Therefore, the multi-board substrate 40 inevitably includes a
frame-shaped unnecessary part 44 around the printed boards 41.
[0028] Separation grooves 43 are formed around the printed boards
41 at the boundary between the printed boards 41 and the
frame-shaped unnecessary part 44. These separation grooves 43 are
not formed entirely around the periphery of the printed boards 41,
and are discontinued or separated by connection parts 42. That is,
the printed boards 41 are connected to the frame-shaped unnecessary
part 44 through the connection parts 42. These connection parts 42
have enough strength to prevent the printed boards 41 from being
detached from the frame-shaped unnecessary part 44 at the time of
mounting electronic devices on the printed boards 41.
[0029] The substrate processor 1 illustrated in FIG. 1 separates
the printed boards 41 and the frame-shaped unnecessary part 44 by
cutting and removing the connection parts 42 with a processing tool
such as a router bit 6 as illustrated in FIG. 6. The router bit 6,
which has one or more hard blades formed on the periphery of its
shaft-shaped body part, rotates at high speed to form a groove on
an object to be processed.
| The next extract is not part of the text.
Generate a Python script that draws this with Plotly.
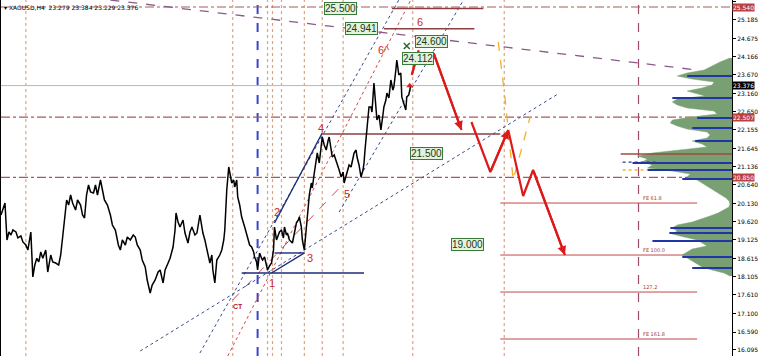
import plotly.graph_objects as go

# ---------------- data ----------------
bar_index = [0, 2, 4, 6, 8, 10, 12, 15, 17, 20,
             22, 25, 27, 30, 32, 34, 36, 38, 40, 42,
             45, 47, 50, 52, 55, 58, 60, 62, 64, 66,
             68, 70, 72, 75, 77, 80, 82, 84, 86, 88,
             90, 93, 95, 97, 100, 102, 104, 107, 110, 112,
             115, 118, 120, 122, 125, 127, 130, 133, 135, 137,
             140, 142, 145, 147, 150, 152, 155, 158, 160, 163,
             165, 168, 170, 173, 175, 176, 178, 180, 183, 185,
             188, 190, 192, 195, 197, 200, 203, 205, 207, 210,
             212, 213, 215, 217, 220, 222, 224, 225, 226, 227,
             229, 231, 232, 234, 235, 237, 238, 240, 242, 245,
             247, 248, 250, 252, 254, 255, 257, 258, 260, 262,
             263, 265, 267, 268, 270, 272, 274, 275, 277, 278,
             280, 282, 284, 285, 287, 288, 290, 293, 295, 297,
             299, 300, 302, 303, 305, 307, 308, 310, 312, 313,
             315, 317, 318, 320, 322, 323, 325, 327, 329, 330,
             332, 333, 335, 338, 340, 342, 344, 345, 347, 348,
             350, 352, 354, 355, 357, 358, 360, 362, 364, 365,
             366, 368, 369, 370, 372, 373, 375, 377, 378, 380,
             382, 384, 385, 387, 388, 390, 392, 394, 395, 397,
             398, 400, 402, 403, 405, 407, 408, 410, 412]
close = [19.812, 19.950, 20.142, 19.124, 19.344, 19.261, 19.399, 19.344, 19.180, 19.234,
         19.070, 18.986, 18.848, 19.344, 18.105, 18.435, 18.620, 18.520, 18.793, 18.620,
         18.848, 18.242, 18.710, 18.520, 18.490, 18.435, 18.710, 19.206, 19.812, 20.225,
         20.087, 20.363, 20.142, 19.950, 20.225, 20.087, 19.812, 19.729, 20.363, 20.638,
         20.445, 20.418, 20.638, 20.363, 20.776, 20.445, 20.225, 20.087, 19.812, 19.536,
         19.399, 18.986, 18.848, 19.124, 18.986, 19.206, 19.124, 19.261, 19.206, 18.986,
         18.848, 18.573, 18.380, 18.022, 17.664, 17.884, 18.022, 18.242, 18.297, 17.939,
         18.297, 18.490, 18.620, 18.931, 19.399, 19.867, 19.620, 19.481, 19.674, 19.316,
         19.041, 19.344, 19.481, 19.261, 19.316, 19.812, 19.316, 19.124, 18.848, 18.490,
         18.710, 18.297, 17.939, 18.573, 18.710, 18.848, 19.124, 19.399, 19.950, 20.500,
         21.134, 20.831, 20.693, 20.776, 20.583, 20.776, 20.308, 20.087, 19.757, 19.481,
         19.261, 19.124, 18.986, 18.931, 18.793, 18.655, 18.520, 18.297, 18.766, 18.620,
         18.573, 18.655, 18.463, 18.297, 18.410, 18.490, 18.848, 19.481, 19.124, 19.206,
         19.344, 19.399, 19.180, 19.481, 19.261, 19.316, 19.124, 19.041, 19.344, 19.591,
         19.674, 19.757, 19.481, 19.124, 18.848, 19.399, 19.867, 20.363, 20.693, 20.555,
         20.969, 21.327, 21.520, 21.244, 21.740, 21.960, 21.740, 21.602, 21.877, 21.960,
         21.602, 21.409, 21.464, 21.244, 21.051, 20.858, 20.996, 20.693, 20.913, 21.051,
         21.189, 21.134, 21.382, 21.520, 21.602, 21.409, 21.189, 20.858, 21.051, 21.244,
         21.602, 22.153, 22.483, 22.786, 22.786, 22.648, 23.447, 22.841, 22.428, 22.566,
         22.153, 22.566, 22.786, 22.979, 23.172, 23.034, 23.530, 23.255, 23.337, 23.805,
         24.081, 23.668, 23.723, 23.062, 22.841, 22.704, 23.062, 23.117, 23.376]

y_ticks = [25.695, 25.185, 24.675, 24.166, 23.670, 23.160, 22.650, 22.155, 21.645, 21.136,
           20.640, 20.130, 19.620, 19.125, 18.615, 18.105, 17.610, 17.100, 16.590, 16.095]
y_range = [15.929, 25.733]
x_range = [0, 735]

# volume profile (price level, volume)
vp_price = [24.136, 24.026, 23.915, 23.805, 23.723, 23.640, 23.557, 23.475, 23.392, 23.310,
            23.227, 23.144, 23.089, 23.007, 22.924, 22.841, 22.759, 22.676, 22.594, 22.511,
            22.428, 22.346, 22.263, 22.180, 22.098, 22.015, 21.933, 21.850, 21.767, 21.685,
            21.602, 21.520, 21.437, 21.354, 21.272, 21.189, 21.106, 21.024, 20.941, 20.858,
            20.776, 20.693, 20.611, 20.528, 20.445, 20.363, 20.280, 20.198, 20.115, 20.032,
            19.950, 19.867, 19.785, 19.702, 19.619, 19.537, 19.454, 19.371, 19.289, 19.206,
            19.124, 19.041, 18.958, 18.876, 18.793, 18.710, 18.628, 18.545, 18.462, 18.380,
            18.297, 18.215, 18.132]
vp_volume = [2, 12, 20, 28, 45, 55, 40, 18, 20, 30,
             45, 35, 27, 55, 60, 55, 45, 18, 15, 40,
             60, 62, 55, 45, 25, 22, 25, 40, 30, 25,
             55, 80, 95, 85, 90, 80, 85, 60, 42, 45,
             35, 30, 25, 20, 15, 10, 6, 3, 2, 3,
             8, 14, 22, 30, 40, 55, 60, 55, 60, 48,
             35, 30, 25, 40, 45, 50, 45, 40, 35, 30,
             20, 8, 2]
vp_peak_price = [23.640, 23.034, 22.483, 22.208, 21.850, 21.244, 21.051, 20.803,
                 19.454, 19.316, 19.096, 18.655, 18.352]
vp_peak_volume = [45, 60, 35, 40, 37, 100, 85, 50, 62, 63, 80, 50, 40]

# key levels
key_levels = [25.540, 22.507, 20.850]
last_price = 23.376
vertical_bars = [25, 233, 268, 273, 282, 305, 323, 344, 414, 506]
session_bar = 258
future_bar = 641

# trend lines: (x0, p0, x1, p1)
navy_dotted = [(200, 16.011, 400, 25.733), (140, 16.067, 560, 23.144), (340, 19.895, 465, 25.733)]
red_dotted = [(228, 15.929, 412, 25.733)]
red_dashed = [(233, 17.471, 345, 20.693)]
purple_dashed = [(110, 25.733, 700, 23.805)]
wave_lines = [(242, 18.215, 365, 18.215), (275, 18.766, 305, 18.766),
              (272, 18.215, 305, 18.766), (275, 19.592, 323, 22.070)]
maroon_lines = [(323, 22.043, 502, 22.043), (393, 25.500, 485, 25.500), (385, 24.941, 476, 24.941)]

# fib extension levels
fib_names = ["FE 61.8", "FE 100.0", "127.2", "FE 161.8"]
fib_values = [20.142, 18.710, 17.691, 16.397]
fib_start, fib_end = 502, 700

# projected paths
path_a_x = [435, 463]
path_a_p = [24.273, 22.153]
path_b_x = [473, 492, 510]
path_b_p = [22.373, 20.996, 22.153]
path_c_x = [510, 525, 535, 567]
path_c_p = [22.153, 20.335, 21.051, 18.710]
path_up_x = [413, 420]
path_up_p = [23.667, 24.351]
alt_x = [500, 507, 515, 523, 532]
alt_p = [24.576, 22.979, 20.776, 21.602, 22.511]

target_labels = ["25.500", "24.941", "24.600", "24.112", "21.500", "19.000"]
target_x = [341, 362, 433, 419, 428, 469]
target_p = [25.500, 24.941, 24.600, 24.112, 21.500, 19.000]

wave_names = ["1", "2", "3", "4", "5", "6", "6^", "CT"]
wave_x = [272, 278, 311, 322, 348, 421, 385, 238]
wave_p = [17.94, 19.89, 18.63, 22.21, 20.39, 25.13, 24.36, 17.28]

# ---------------- figure ----------------
fig = go.Figure()


def seg_trace(segs, color, dash, width, xaxis="x"):
    xs, ys = [], []
    for x0, p0, x1, p1 in segs:
        xs += [x0, x1, None]
        ys += [p0, p1, None]
    fig.add_trace(go.Scatter(x=xs, y=ys, mode="lines", xaxis=xaxis,
                             line=dict(color=color, dash=dash, width=width),
                             hoverinfo="skip", showlegend=False))


# volume profile on reversed overlay axis
fig.add_trace(go.Scatter(x=vp_volume, y=vp_price, xaxis="x2", mode="lines",
                         fill="tozerox", fillcolor="#78a072",
                         line=dict(color="#78a072", width=0.5), showlegend=False))
pk_x, pk_y = [], []
for p, v in zip(vp_peak_price, vp_peak_volume):
    pk_x += [v, 0, None]
    pk_y += [p, p, None]
fig.add_trace(go.Scatter(x=pk_x, y=pk_y, xaxis="x2", mode="lines",
                         line=dict(color="#1f35a8", width=2), showlegend=False))
seg_trace([(112, 21.49, 0, 21.49)], "#a04a40", "solid", 1.5, "x2")
seg_trace([(110, 21.27, 75, 21.27)], "#2a3a90", "dot", 1.2, "x2")
seg_trace([(110, 21.05, 85, 21.05)], "#e8c020", "dot", 1.5, "x2")

# vertical lines
vx, vy = [], []
for b in vertical_bars:
    vx += [b, b, None]
    vy += [y_range[0], y_range[1], None]
fig.add_trace(go.Scatter(x=vx, y=vy, mode="lines",
                         line=dict(color="#e2a27a", dash="dot", width=1.2), showlegend=False))
fig.add_trace(go.Scatter(x=[session_bar, session_bar], y=y_range, mode="lines",
                         line=dict(color="#3a44d0", dash="dash", width=2), showlegend=False))
fig.add_trace(go.Scatter(x=[future_bar, future_bar], y=y_range, mode="lines",
                         line=dict(color="#a24a6a", dash="dash", width=1.2), showlegend=False))

# horizontal key levels
hx, hy = [], []
for lv in key_levels:
    hx += [x_range[0], x_range[1], None]
    hy += [lv, lv, None]
fig.add_trace(go.Scatter(x=hx, y=hy, mode="lines",
                         line=dict(color="#a85a5a", dash="dashdot", width=1.2), showlegend=False))
fig.add_trace(go.Scatter(x=x_range, y=[last_price, last_price], mode="lines",
                         line=dict(color="#b8b8b8", width=1), showlegend=False))

# trend lines
seg_trace(navy_dotted, "#3a4a8a", "dot", 1)
seg_trace(red_dotted, "#d04a4a", "dot", 1)
seg_trace(red_dashed, "#d04a4a", "dash", 1)
seg_trace(purple_dashed, "#8a5a8a", "dash", 1.3)
seg_trace(wave_lines, "#1c2a78", "solid", 1.4)
seg_trace(maroon_lines, "#8a4040", "solid", 1.6)

# fib levels
fx, fy = [], []
for v in fib_values:
    fx += [fib_start, fib_end, None]
    fy += [v, v, None]
fig.add_trace(go.Scatter(x=fx, y=fy, mode="lines",
                         line=dict(color="#c04848", width=1), showlegend=False))

# price
fig.add_trace(go.Scatter(x=bar_index, y=close, mode="lines",
                         line=dict(color="#000000", width=1.5), showlegend=False))

# alternative orange path
fig.add_trace(go.Scatter(x=alt_x, y=alt_p, mode="lines",
                         line=dict(color="#f0b030", dash="dash", width=1.3), showlegend=False))

# red projection paths
for px, pp in [(path_a_x, path_a_p), (path_b_x, path_b_p), (path_c_x, path_c_p), (path_up_x, path_up_p)]:
    fig.add_trace(go.Scatter(x=px, y=pp, mode="lines",
                             line=dict(color="#dd1a1a", width=2.2), showlegend=False))
annotations = []
for px, pp in [(path_a_x, path_a_p), (path_b_x, path_b_p), (path_c_x, path_c_p), (path_up_x, path_up_p)]:
    annotations.append(dict(x=px[-1], y=pp[-1], ax=px[-2], ay=pp[-2], xref="x", yref="y",
                            axref="x", ayref="y", showarrow=True, arrowhead=2, arrowsize=0.8,
                            arrowwidth=2.2, arrowcolor="#dd1a1a", text=""))
fig.add_trace(go.Scatter(x=[411], y=[23.37], mode="markers",
                         marker=dict(symbol="triangle-up", size=6, color="#dd1a1a"), showlegend=False))
fig.add_trace(go.Scatter(x=[408], y=[24.466], mode="markers",
                         marker=dict(symbol="x-thin", size=6, color="#2a6a2a",
                                     line=dict(width=1.5, color="#2a6a2a")), showlegend=False))

# target boxes
for t, x, p in zip(target_labels, target_x, target_p):
    annotations.append(dict(x=x, y=p, xref="x", yref="y", text=t, showarrow=False,
                            font=dict(family="Liberation Sans, Arial", size=10, color="#1a3a1a"),
                            bgcolor="#e4f2dc", bordercolor="#3a7a3a", borderwidth=1, borderpad=0))

# wave labels
for t, x, p in zip(wave_names, wave_x, wave_p):
    if t == "CT":
        annotations.append(dict(x=x, y=p, text="<b>CT</b>", showarrow=False,
                                font=dict(family="Liberation Sans, Arial", size=7, color="#b02020")))
    else:
        annotations.append(dict(x=x, y=p, text=t, showarrow=False,
                                font=dict(family="Liberation Sans, Arial", size=11, color="#cc2a2a")))

# fib labels
for n, v in zip(fib_names, fib_values):
    annotations.append(dict(x=643, y=v, text=n, showarrow=False, xanchor="left", yanchor="bottom",
                            font=dict(family="DejaVu Sans", size=5, color="#a04040")))

# right axis boxes
for lv in key_levels:
    annotations.append(dict(x=1, y=lv, xref="paper", yref="y", text=f"{lv:.3f}", showarrow=False,
                            xanchor="left", font=dict(family="DejaVu Sans", size=6, color="#ffffff"),
                            bgcolor="#b84040", borderpad=0))
annotations.append(dict(x=1, y=last_price, xref="paper", yref="y", text=f"{last_price:.3f}",
                        showarrow=False, xanchor="left",
                        font=dict(family="DejaVu Sans", size=6, color="#ffffff"),
                        bgcolor="#000000", borderpad=0))

# header
annotations.append(dict(x=0.002, y=0.995, xref="paper", yref="paper", xanchor="left", yanchor="top",
                        text="▾ XAGUSD,H4  23.279 23.384 23.229 23.376", showarrow=False,
                        font=dict(family="DejaVu Sans", size=6, color="#000000")))

fig.update_layout(
    width=758, height=356,
    margin=dict(l=0, r=23, t=0, b=0),
    plot_bgcolor="#ffffff", paper_bgcolor="#ffffff",
    showlegend=False,
    annotations=annotations,
    xaxis=dict(range=x_range, showgrid=False, zeroline=False, showticklabels=False,
               showline=False, fixedrange=True),
    xaxis2=dict(range=[735, 0], overlaying="x", visible=False, fixedrange=True),
    yaxis=dict(range=y_range, side="right", showgrid=False, zeroline=False,
               tickvals=y_ticks, ticktext=[f"{v:.3f}" for v in y_ticks],
               ticks="outside", ticklen=3, tickcolor="#000000",
               tickfont=dict(family="DejaVu Sans", size=6, color="#000000"),
               showline=True, linecolor="#000000", linewidth=1, mirror=True),
)

fig.write_html("out.html")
Referring to FIG. 6, the connection part
42 may be removed by inserting this router bit 6 in the separation
groove 43 and moving the router bit 6 in the direction indicated by
arrow as illustrated.
[0030] As illustrated in FIG. 5, the connection parts 42 are formed
at multiple points on the periphery of the printed circuit boards
41. The substrate processor 1 removes each connection part 42 with
the router bit 6, thereby separating the printed boards 41 and the
frame-shaped unnecessary part 44.
[0031] Next, a description is given of the substrate processor 1.
Referring to FIG. 1, the substrate processor 1 includes a base 2, a
processor body 3, a dust collector 4A, a suction unit 10, and a
controller 12.
[0032] The processor body 3 includes a router head 5, the router
bit 6, and a router mover 7. The router head 5 has a motor (not
graphically illustrated) provided inside, and the router bit 6 is
provided at the lower end of the rotational shaft of the motor.
Therefore, the router bit 6 is rotated by the router head 5. This
motor is connected to a router controller 13, which is connected to
the controller 12.
[0033] The router mover 7 supports the router head 5 and moves the
router head 5 three-dimensionally. A drive part for moving the
router head 5 is provided inside the router mover 7. Examples of
the drive part include a motor, an air cylinder, and an
oil-hydraulic cylinder. According to this embodiment, the router
head 5 is moved using a motor.
[0034] The motor provided in the router head 5 is connected to the
controller 12 through the router controller 13. Further, the motor
provided in the router mover 7 is connected to the controller 12
through a mover controller 14. The controller 12 performs general
control of the overall operation of the substrate processor 1. Data
on the shape of the multi-board substrate 40 (including data on the
positions of the connection parts 42 and data on the positions of
the separation grooves 43) are prestored in the controller 12. The
controller 12 drives and controls the router controller 13 and the
mover controller 14 based on these shape data.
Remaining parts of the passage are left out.